# Directive:
Write out the listing below without alteration, omitting its pictures.

# Raw data:
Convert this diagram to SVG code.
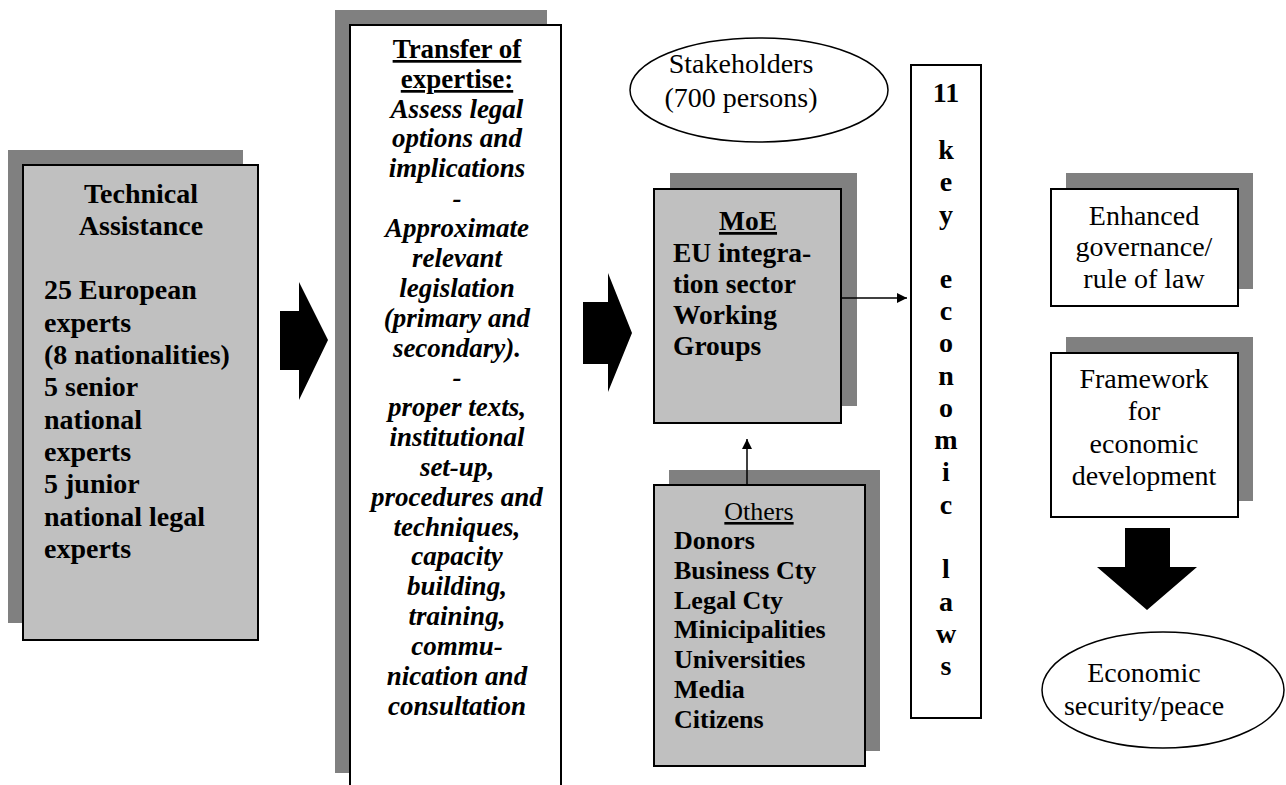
<svg xmlns="http://www.w3.org/2000/svg" width="1286" height="785" viewBox="0 0 1286 785">
<defs>
<style>
text{font-family:"Liberation Serif","Times New Roman",serif;fill:#000}
.shadow{fill:#808080}
.gbox{fill:#C0C0C0;stroke:#000;stroke-width:2}
.wbox{fill:#fff;stroke:#000;stroke-width:2}
.b{font-weight:bold}
.bi{font-weight:bold;font-style:italic}
.u{text-decoration:underline}
.c{text-anchor:middle}
.blk{fill:#000}
.ln{stroke:#000;stroke-width:1.5;fill:none}
</style>
<marker id="ah" viewBox="0 0 10 10" refX="10" refY="5" markerWidth="10" markerHeight="10" markerUnits="userSpaceOnUse" orient="auto">
<path d="M0,0 L10,5 L0,10 z" fill="#000"/>
</marker>
</defs>
<rect width="1286" height="785" fill="#fff"/>

<g id="technical-assistance">
<rect class="shadow" x="8" y="150" width="235" height="473"/>
<rect class="gbox" x="23" y="165" width="235" height="475"/>
<g class="b" font-size="28">
<text class="c" x="141" y="203">Technical</text>
<text class="c" x="141" y="235">Assistance</text>
<text x="44" y="299">25 European</text>
<text x="44" y="332">experts</text>
<text x="44" y="364">(8 nationalities)</text>
<text x="44" y="396">5 senior</text>
<text x="44" y="429">national</text>
<text x="44" y="461">experts</text>
<text x="44" y="493">5 junior</text>
<text x="44" y="526">national legal</text>
<text x="44" y="558">experts</text>
</g>
</g>

<g id="transfer-of-expertise">
<rect class="shadow" x="335" y="10" width="212" height="763"/>
<rect class="wbox" x="350" y="25" width="211" height="770"/>
<g font-size="27">
<text class="c b u" x="457" y="58">Transfer of</text>
<text class="c b u" x="457" y="88">expertise:</text>
<text class="c bi" x="457" y="118">Assess legal</text>
<text class="c bi" x="457" y="147">options and</text>
<text class="c bi" x="457" y="177">implications</text>
<text class="c bi" x="457" y="207">-</text>
<text class="c bi" x="457" y="237">Approximate</text>
<text class="c bi" x="457" y="267">relevant</text>
<text class="c bi" x="457" y="297">legislation</text>
<text class="c bi" x="457" y="327">(primary and</text>
<text class="c bi" x="457" y="357">secondary).</text>
<text class="c bi" x="457" y="386">-</text>
<text class="c bi" x="457" y="416">proper texts,</text>
<text class="c bi" x="457" y="446">institutional</text>
<text class="c bi" x="457" y="476">set-up,</text>
<text class="c bi" x="457" y="506">procedures and</text>
<text class="c bi" x="457" y="536">techniques,</text>
<text class="c bi" x="457" y="565">capacity</text>
<text class="c bi" x="457" y="595">building,</text>
<text class="c bi" x="457" y="625">training,</text>
<text class="c bi" x="457" y="655">commu-</text>
<text class="c bi" x="457" y="685">nication and</text>
<text class="c bi" x="457" y="715">consultation</text>
</g>
</g>

<g id="stakeholders">
<ellipse cx="759" cy="90" rx="129" ry="52" fill="#fff" stroke="#000" stroke-width="1.5"/>
<text class="c" x="741" y="73" font-size="28">Stakeholders</text>
<text class="c" x="741" y="107" font-size="28">(700 persons)</text>
</g>

<g id="moe">
<rect class="shadow" x="670" y="173" width="187" height="233"/>
<rect class="gbox" x="654" y="189" width="187" height="234"/>
<g class="b" font-size="27.5">
<text class="c u" x="748" y="230">MoE</text>
<text x="673" y="262">EU integra-</text>
<text x="673" y="293">tion sector</text>
<text x="673" y="324">Working</text>
<text x="673" y="355">Groups</text>
</g>
</g>

<g id="others">
<rect class="shadow" x="669" y="470" width="211" height="281"/>
<rect class="gbox" x="654" y="485" width="211" height="281"/>
<text class="c u" x="759" y="520" font-size="26">Others</text>
<g class="b" font-size="26">
<text x="674" y="549">Donors</text>
<text x="674" y="579">Business Cty</text>
<text x="674" y="609">Legal Cty</text>
<text x="674" y="638">Minicipalities</text>
<text x="674" y="668">Universities</text>
<text x="674" y="698">Media</text>
<text x="674" y="728">Citizens</text>
</g>
</g>

<g id="key-laws">
<rect class="wbox" x="911" y="65" width="70" height="653"/>
<g class="b c" font-size="28">
<text x="946" y="102">11</text>
<text x="946" y="159">k</text>
<text x="946" y="191">e</text>
<text x="946" y="224">y</text>
<text x="946" y="288">e</text>
<text x="946" y="320">c</text>
<text x="946" y="352">o</text>
<text x="946" y="385">n</text>
<text x="946" y="417">o</text>
<text x="946" y="449">m</text>
<text x="946" y="481">i</text>
<text x="946" y="514">c</text>
<text x="946" y="578">l</text>
<text x="946" y="611">a</text>
<text x="946" y="643">w</text>
<text x="946" y="675">s</text>
</g>
</g>

<g id="governance">
<rect class="shadow" x="1066" y="173" width="187" height="116"/>
<rect class="wbox" x="1051" y="189" width="187" height="117"/>
<g class="c" font-size="28">
<text x="1144" y="225">Enhanced</text>
<text x="1144" y="256">governance/</text>
<text x="1144" y="288">rule of law</text>
</g>
</g>

<g id="framework">
<rect class="shadow" x="1066" y="337" width="187" height="164"/>
<rect class="wbox" x="1051" y="353" width="187" height="164"/>
<g class="c" font-size="28">
<text x="1144" y="388">Framework</text>
<text x="1144" y="420">for</text>
<text x="1144" y="453">economic</text>
<text x="1144" y="485">development</text>
</g>
</g>

<g id="economic-security">
<ellipse cx="1163" cy="690" rx="121" ry="58" fill="#fff" stroke="#000" stroke-width="1.5"/>
<g class="c" font-size="28">
<text x="1144" y="682">Economic</text>
<text x="1144" y="715">security/peace</text>
</g>
</g>

<g id="connectors">
<polygon class="blk" points="280,311 299,311 299,282 328,340 299,400 299,370 280,370"/>
<polygon class="blk" points="583,302 608,302 608,273 632,333 608,392 608,364 583,364"/>
<polygon class="blk" points="1125,528 1170,528 1170,567 1197,567 1147,610 1097,567 1125,567"/>
<line class="ln" x1="841" y1="298" x2="907" y2="298" marker-end="url(#ah)"/>
<line class="ln" x1="747" y1="485" x2="747" y2="439" marker-end="url(#ah)"/>
</g>
</svg>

# Solution to this exercise:
Convert this diagram to SVG code.
<svg xmlns="http://www.w3.org/2000/svg" width="1286" height="785" viewBox="0 0 1286 785">
<defs>
<style>
text{font-family:"Liberation Serif","Times New Roman",serif;fill:#000}
.shadow{fill:#808080}
.gbox{fill:#C0C0C0;stroke:#000;stroke-width:2}
.wbox{fill:#fff;stroke:#000;stroke-width:2}
.b{font-weight:bold}
.bi{font-weight:bold;font-style:italic}
.u{text-decoration:underline}
.c{text-anchor:middle}
.blk{fill:#000}
.ln{stroke:#000;stroke-width:1.5;fill:none}
</style>
<marker id="ah" viewBox="0 0 10 10" refX="10" refY="5" markerWidth="10" markerHeight="10" markerUnits="userSpaceOnUse" orient="auto">
<path d="M0,0 L10,5 L0,10 z" fill="#000"/>
</marker>
</defs>
<rect width="1286" height="785" fill="#fff"/>

<g id="technical-assistance">
<rect class="shadow" x="8" y="150" width="235" height="473"/>
<rect class="gbox" x="23" y="165" width="235" height="475"/>
<g class="b" font-size="28">
<text class="c" x="141" y="203">Technical</text>
<text class="c" x="141" y="235">Assistance</text>
<text x="44" y="299">25 European</text>
<text x="44" y="332">experts</text>
<text x="44" y="364">(8 nationalities)</text>
<text x="44" y="396">5 senior</text>
<text x="44" y="429">national</text>
<text x="44" y="461">experts</text>
<text x="44" y="493">5 junior</text>
<text x="44" y="526">national legal</text>
<text x="44" y="558">experts</text>
</g>
</g>

<g id="transfer-of-expertise">
<rect class="shadow" x="335" y="10" width="212" height="763"/>
<rect class="wbox" x="350" y="25" width="211" height="770"/>
<g font-size="27">
<text class="c b u" x="457" y="58">Transfer of</text>
<text class="c b u" x="457" y="88">expertise:</text>
<text class="c bi" x="457" y="118">Assess legal</text>
<text class="c bi" x="457" y="147">options and</text>
<text class="c bi" x="457" y="177">implications</text>
<text class="c bi" x="457" y="207">-</text>
<text class="c bi" x="457" y="237">Approximate</text>
<text class="c bi" x="457" y="267">relevant</text>
<text class="c bi" x="457" y="297">legislation</text>
<text class="c bi" x="457" y="327">(primary and</text>
<text class="c bi" x="457" y="357">secondary).</text>
<text class="c bi" x="457" y="386">-</text>
<text class="c bi" x="457" y="416">proper texts,</text>
<text class="c bi" x="457" y="446">institutional</text>
<text class="c bi" x="457" y="476">set-up,</text>
<text class="c bi" x="457" y="506">procedures and</text>
<text class="c bi" x="457" y="536">techniques,</text>
<text class="c bi" x="457" y="565">capacity</text>
<text class="c bi" x="457" y="595">building,</text>
<text class="c bi" x="457" y="625">training,</text>
<text class="c bi" x="457" y="655">commu-</text>
<text class="c bi" x="457" y="685">nication and</text>
<text class="c bi" x="457" y="715">consultation</text>
</g>
</g>

<g id="stakeholders">
<ellipse cx="759" cy="90" rx="129" ry="52" fill="#fff" stroke="#000" stroke-width="1.5"/>
<text class="c" x="741" y="73" font-size="28">Stakeholders</text>
<text class="c" x="741" y="107" font-size="28">(700 persons)</text>
</g>

<g id="moe">
<rect class="shadow" x="670" y="173" width="187" height="233"/>
<rect class="gbox" x="654" y="189" width="187" height="234"/>
<g class="b" font-size="27.5">
<text class="c u" x="748" y="230">MoE</text>
<text x="673" y="262">EU integra-</text>
<text x="673" y="293">tion sector</text>
<text x="673" y="324">Working</text>
<text x="673" y="355">Groups</text>
</g>
</g>

<g id="others">
<rect class="shadow" x="669" y="470" width="211" height="281"/>
<rect class="gbox" x="654" y="485" width="211" height="281"/>
<text class="c u" x="759" y="520" font-size="26">Others</text>
<g class="b" font-size="26">
<text x="674" y="549">Donors</text>
<text x="674" y="579">Business Cty</text>
<text x="674" y="609">Legal Cty</text>
<text x="674" y="638">Minicipalities</text>
<text x="674" y="668">Universities</text>
<text x="674" y="698">Media</text>
<text x="674" y="728">Citizens</text>
</g>
</g>

<g id="key-laws">
<rect class="wbox" x="911" y="65" width="70" height="653"/>
<g class="b c" font-size="28">
<text x="946" y="102">11</text>
<text x="946" y="159">k</text>
<text x="946" y="191">e</text>
<text x="946" y="224">y</text>
<text x="946" y="288">e</text>
<text x="946" y="320">c</text>
<text x="946" y="352">o</text>
<text x="946" y="385">n</text>
<text x="946" y="417">o</text>
<text x="946" y="449">m</text>
<text x="946" y="481">i</text>
<text x="946" y="514">c</text>
<text x="946" y="578">l</text>
<text x="946" y="611">a</text>
<text x="946" y="643">w</text>
<text x="946" y="675">s</text>
</g>
</g>

<g id="governance">
<rect class="shadow" x="1066" y="173" width="187" height="116"/>
<rect class="wbox" x="1051" y="189" width="187" height="117"/>
<g class="c" font-size="28">
<text x="1144" y="225">Enhanced</text>
<text x="1144" y="256">governance/</text>
<text x="1144" y="288">rule of law</text>
</g>
</g>

<g id="framework">
<rect class="shadow" x="1066" y="337" width="187" height="164"/>
<rect class="wbox" x="1051" y="353" width="187" height="164"/>
<g class="c" font-size="28">
<text x="1144" y="388">Framework</text>
<text x="1144" y="420">for</text>
<text x="1144" y="453">economic</text>
<text x="1144" y="485">development</text>
</g>
</g>

<g id="economic-security">
<ellipse cx="1163" cy="690" rx="121" ry="58" fill="#fff" stroke="#000" stroke-width="1.5"/>
<g class="c" font-size="28">
<text x="1144" y="682">Economic</text>
<text x="1144" y="715">security/peace</text>
</g>
</g>

<g id="connectors">
<polygon class="blk" points="280,311 299,311 299,282 328,340 299,400 299,370 280,370"/>
<polygon class="blk" points="583,302 608,302 608,273 632,333 608,392 608,364 583,364"/>
<polygon class="blk" points="1125,528 1170,528 1170,567 1197,567 1147,610 1097,567 1125,567"/>
<line class="ln" x1="841" y1="298" x2="907" y2="298" marker-end="url(#ah)"/>
<line class="ln" x1="747" y1="485" x2="747" y2="439" marker-end="url(#ah)"/>
</g>
</svg>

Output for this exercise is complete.